Wednesday, March 31, 2021 - 10:00am to 11:00am

Department of Computer Science and Engineering
University of South Carolina

Author : Hao Guo
Advisor : Dr. Song Wang
Date : March 31, 2021
Time : 10:00am - 12:00 pm
Place : Virtual Defense (link below)
Link :


This dissertation is focused on the task of multi-label visual recognition, a fundamental task of computer vision. It aims to tell the presence of multiple visual classes from the input image, where the visual classes, such as objects, scenes, attributes, etc., are usually defined as image labels. Due to the prosperous deep networks, this task has been widely studied and significantly improved in recent years. However, it remains a challenging task due to appearance complexity of multiple visual contents co-occurring in one image. This research explores to regularize the deep network learning for multi-label visual recognition.

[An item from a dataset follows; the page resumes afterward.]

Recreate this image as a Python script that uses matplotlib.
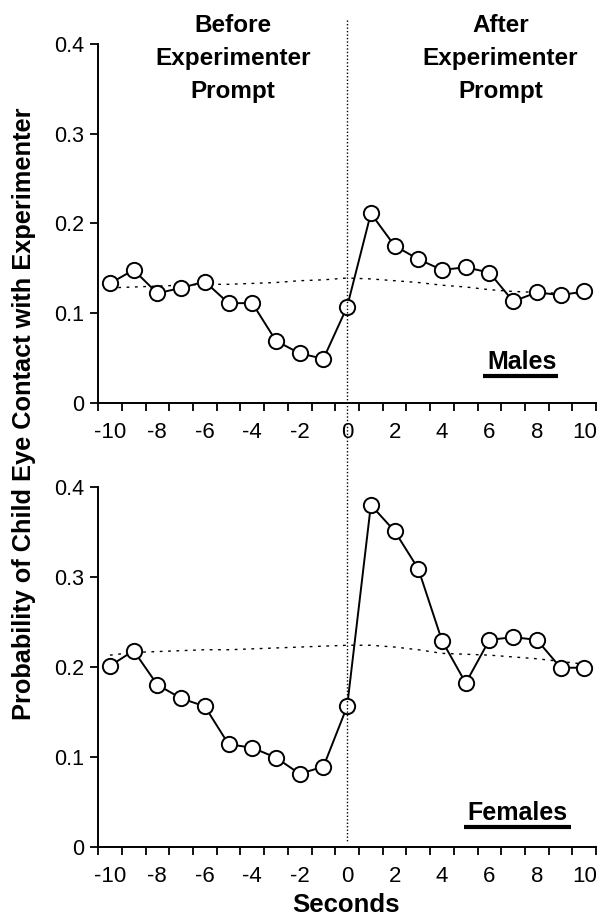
import numpy as np
import matplotlib
matplotlib.use("Agg")
import matplotlib.pyplot as plt
from matplotlib.lines import Line2D
from matplotlib.transforms import blended_transform_factory

plt.rcParams['font.family'] = ['Liberation Sans', 'DejaVu Sans']
plt.rcParams['axes.unicode_minus'] = False

seconds = list(range(-10, 11))

males = [0.133, 0.148, 0.122, 0.128, 0.135, 0.111, 0.111, 0.069, 0.055, 0.049, 0.107,
         0.211, 0.175, 0.160, 0.148, 0.151, 0.145, 0.113, 0.123, 0.120, 0.124]
males_base = [0.128, 0.129, 0.130, 0.131, 0.132, 0.132, 0.133, 0.134, 0.136, 0.137, 0.139,
              0.138, 0.136, 0.134, 0.131, 0.129, 0.126, 0.124, 0.123, 0.122, 0.121]

females = [0.201, 0.218, 0.180, 0.165, 0.156, 0.114, 0.110, 0.099, 0.081, 0.089, 0.156,
           0.380, 0.351, 0.309, 0.229, 0.182, 0.230, 0.233, 0.230, 0.199, 0.199]
females_base = [0.213, 0.216, 0.217, 0.218, 0.219, 0.219, 0.220, 0.221, 0.222, 0.223, 0.224,
                0.224, 0.222, 0.219, 0.215, 0.214, 0.213, 0.211, 0.209, 0.206, 0.203]

y_ticks = [0, 0.1, 0.2, 0.3, 0.4]
y_labels = ["0", "0.1", "0.2", "0.3", "0.4"]
x_labels = list(range(-10, 11, 2))

fig = plt.figure(figsize=(5.98, 9.18), dpi=100)
ax1 = fig.add_axes([0.164, 0.5613, 0.833, 0.3909])
ax2 = fig.add_axes([0.164, 0.0777, 0.833, 0.3918])

panels = [(ax1, males, males_base, "Males", 0.851, 0.113, 0.074, (0.773, 0.924)),
          (ax2, females, females_base, "Females", 0.841, 0.094, 0.055, (0.735, 0.950))]

for ax, vals, base, name, tx, ty, uy, (ux0, ux1) in panels:
    ax.plot(seconds, base, color="black", lw=1.0, linestyle=(0, (2, 4)))
    ax.plot(seconds, vals, color="black", lw=1.4, marker="o", markersize=11,
            markerfacecolor="white", markeredgecolor="black", markeredgewidth=1.4)
    ax.set_xlim(-10.5, 10.5)
    ax.set_ylim(0, 0.4)
    ax.set_yticks(y_ticks)
    ax.set_yticklabels(y_labels)
    ax.set_xticks(x_labels)
    ax.set_xticks(np.arange(-10.5, 11, 1.0), minor=True)
    ax.tick_params(axis="x", which="major", length=0, labelsize=16, pad=14)
    ax.tick_params(axis="x", which="minor", length=6, width=1.3, direction="out")
    ax.tick_params(axis="y", length=6, width=1.3, direction="out", labelsize=15.5, pad=4)
    for s in ["top", "right"]:
        ax.spines[s].set_visible(False)
    for s in ["left", "bottom"]:
        ax.spines[s].set_linewidth(1.4)
    ax.text(tx, ty, name, transform=ax.transAxes, ha="center", va="center",
            fontsize=18, fontweight="bold")
    ax.plot([ux0, ux1], [uy, uy], transform=ax.transAxes, color="black", lw=3,
            clip_on=False, solid_capstyle="butt")

fig.text(0.578, 0.0142, "Seconds", ha="center", va="center",
         fontsize=18.5, fontweight="bold")
fig.text(0.04, 0.549, "Probability of Child Eye Contact with Experimenter",
         rotation=90, ha="center", va="center", fontsize=18.3, fontweight="bold")

fig.text(0.39, 0.985, "Before\nExperimenter\nPrompt", ha="center", va="top",
         fontsize=17.5, fontweight="bold", linespacing=1.55)
fig.text(0.837, 0.985, "After\nExperimenter\nPrompt", ha="center", va="top",
         fontsize=17.5, fontweight="bold", linespacing=1.55)

trans = blended_transform_factory(ax2.transData, fig.transFigure)
fig.add_artist(Line2D([0, 0], [1 - 20 / 918, 1 - 843 / 918], transform=trans,
                      color="black", lw=1.0, linestyle=(0, (1, 1.5))))

fig.savefig("out.png", dpi=100)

First, an attention concentration method is proposed to refine the deep network learning for human attribute recognition, i.e., a challenging instance of multi-label visual recognition. Here the visual attention of deep networks, in terms of attention maps, is an imitation of human attention in visual recognition. Derived by the deep network with only label-level supervision, attention maps interpretively highlight areas indicating the most relevant regions that contribute most to the final network prediction. Based on the observation that human attributes are usually depicted by local image regions, the added attention concentration enhances the deep network learning for human attribute recognition by forcing the recognition on compact attribute-relevant regions.

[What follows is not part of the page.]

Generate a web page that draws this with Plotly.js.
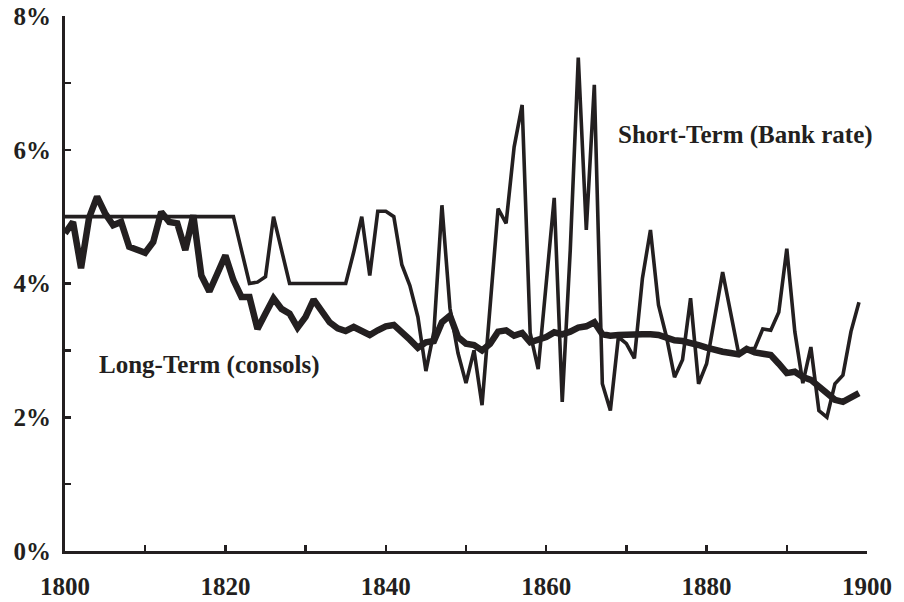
<!DOCTYPE html>
<html>
<head>
<meta charset="utf-8">
<script src="https://cdn.plot.ly/plotly-3.0.1.min.js"></script>
<style>html,body{margin:0;padding:0;background:#fff;}#chart{width:904px;height:602px;}</style>
</head>
<body>
<div id="chart"></div>
<script>
var years = [];
for (var y = 1800; y <= 1899; y++) years.push(y);

var shortTerm = [
  5.0,5.0,5.0,5.0,5.0,5.0,5.0,5.0,5.0,5.0,
  5.0,5.0,5.0,5.0,5.0,5.0,5.0,5.0,5.0,5.0,
  5.0,5.0,4.5,4.0,4.02,4.1,5.0,4.5,4.0,4.0,
  4.0,4.0,4.0,4.0,4.0,4.0,4.47,5.0,4.12,5.08,
  5.08,5.0,4.28,3.97,3.5,2.69,3.28,5.17,3.63,2.96,
  2.51,3.0,2.18,3.65,5.12,4.9,6.04,6.67,3.26,2.72,
  4.0,5.28,2.23,4.5,7.38,4.8,6.97,2.5,2.1,3.2,
  3.1,2.88,4.08,4.8,3.68,3.2,2.6,2.86,3.78,2.5,
  2.8,3.5,4.17,3.56,2.95,3.02,3.03,3.32,3.3,3.57,
  4.52,3.28,2.51,3.05,2.1,2.0,2.5,2.63,3.28,3.72
];

var longTerm = [
  4.75,4.92,4.23,4.98,5.3,5.05,4.87,4.92,4.55,4.5,
  4.46,4.62,5.07,4.92,4.9,4.5,5.02,4.12,3.88,4.15,
  4.42,4.05,3.8,3.8,3.32,3.55,3.78,3.62,3.55,3.34,
  3.5,3.76,3.57,3.42,3.33,3.29,3.35,3.28,3.23,3.3,
  3.36,3.38,3.28,3.16,3.04,3.12,3.14,3.42,3.52,3.2,
  3.1,3.08,3.0,3.1,3.28,3.3,3.22,3.26,3.12,3.15,
  3.2,3.27,3.24,3.28,3.34,3.36,3.42,3.24,3.22,3.23,
  3.24,3.23,3.24,3.24,3.23,3.19,3.15,3.14,3.12,3.08,
  3.04,3.0,2.98,2.96,2.94,3.02,2.97,2.95,2.93,2.8,
  2.66,2.68,2.6,2.56,2.45,2.36,2.26,2.23,2.29,2.36
];

var xTickVals = [1800,1810,1820,1830,1840,1850,1860,1870,1880,1890,1900];
var xTickText = ['1800','','1820','','1840','','1860','','1880','','1900'];
var yTickVals = [0,1,2,3,4,5,6,7,8];
var yTickText = ['0%','','2%','','4%','','6%','','8%'];

var shortLabel = 'Short-Term (Bank rate)';
var longLabel = 'Long-Term (consols)';

var ink = '#231f20';
var serif = 'Liberation Serif, Times New Roman, serif';

var traces = [
  {x: years, y: shortTerm, type: 'scatter', mode: 'lines', name: shortLabel,
   line: {color: ink, width: 3.6}, hoverinfo: 'skip'},
  {x: years, y: longTerm, type: 'scatter', mode: 'lines', name: longLabel,
   line: {color: ink, width: 6.5}, hoverinfo: 'skip'}
];

var tickFont = {family: serif, size: 25, weight: 'bold', color: ink};

var layout = {
  width: 904, height: 602,
  margin: {l: 65, r: 37, t: 16, b: 51},
  paper_bgcolor: '#fff', plot_bgcolor: '#fff',
  showlegend: false,
  xaxis: {
    range: [1800, 1900], tickvals: xTickVals, ticktext: xTickText,
    ticks: 'inside', ticklen: 6, tickwidth: 2.5, tickcolor: ink,
    showline: true, linecolor: ink, linewidth: 3, showgrid: false, zeroline: false,
    tickfont: tickFont, ticklabelstandoff: 11
  },
  yaxis: {
    range: [0, 8], tickvals: yTickVals, ticktext: yTickText,
    ticks: 'inside', ticklen: 6, tickwidth: 2.5, tickcolor: ink,
    showline: true, linecolor: ink, linewidth: 3, showgrid: false, zeroline: false,
    tickfont: tickFont, ticklabelstandoff: 6
  },
  annotations: [
    {x: 1884.8, y: 6.22, xref: 'x', yref: 'y', text: '<b>' + shortLabel + '</b>', showarrow: false,
     font: {family: serif, size: 25, color: ink}},
    {x: 1818, y: 2.78, xref: 'x', yref: 'y', text: '<b>' + longLabel + '</b>', showarrow: false,
     font: {family: serif, size: 25, color: ink}}
  ]
};

Plotly.newPlot('chart', traces, layout, {displayModeBar: false, staticPlot: true});
</script>
</body>
</html>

Second, inspired by the consistent relevance between a visual class and an image region, an attention consistency strategy is explored and enforced during deep network learning for human attribute recognition. Specifically, two kinds of attention consistency are studied in this dissertation, including the equivariance under spatial transforms, such as flipping, scaling and rotation, and the invariance between different networks for recognizing the same attribute from the same image. These two kinds of attention consistency are formulated as a unified attention consistency loss and combined with the traditional classification loss for network learning. Experiments on public datasets verify its effectiveness by achieving new state-of-the-art performance for human attribute recognition.

Finally, to address the long-tailed category distribution of multi-label visual recognition, the collaborative learning between using uniform and re-balanced samplings is proposed for regularizing the network training. While the uniform sampling leads to relatively low performance on tail categories, re-balanced sampling can improve the performance on tail classes, but may also hurt the performance on head classes in network training due to label co-occurrence. This research proposes a new approach to train on both class-biased samplings in a collaborative way, resulting in performance improvement for both head and tail classes. Based on a two-branch network taking the uniform sampling and re-balanced sampling as the inputs, respectively, a cross-branch loss enforces consistency when the same input goes through the two branches. The experimental results demonstrate that the proposed method significantly outperforms existing state-of-the-art methods on long-tailed multi-label visual recognition.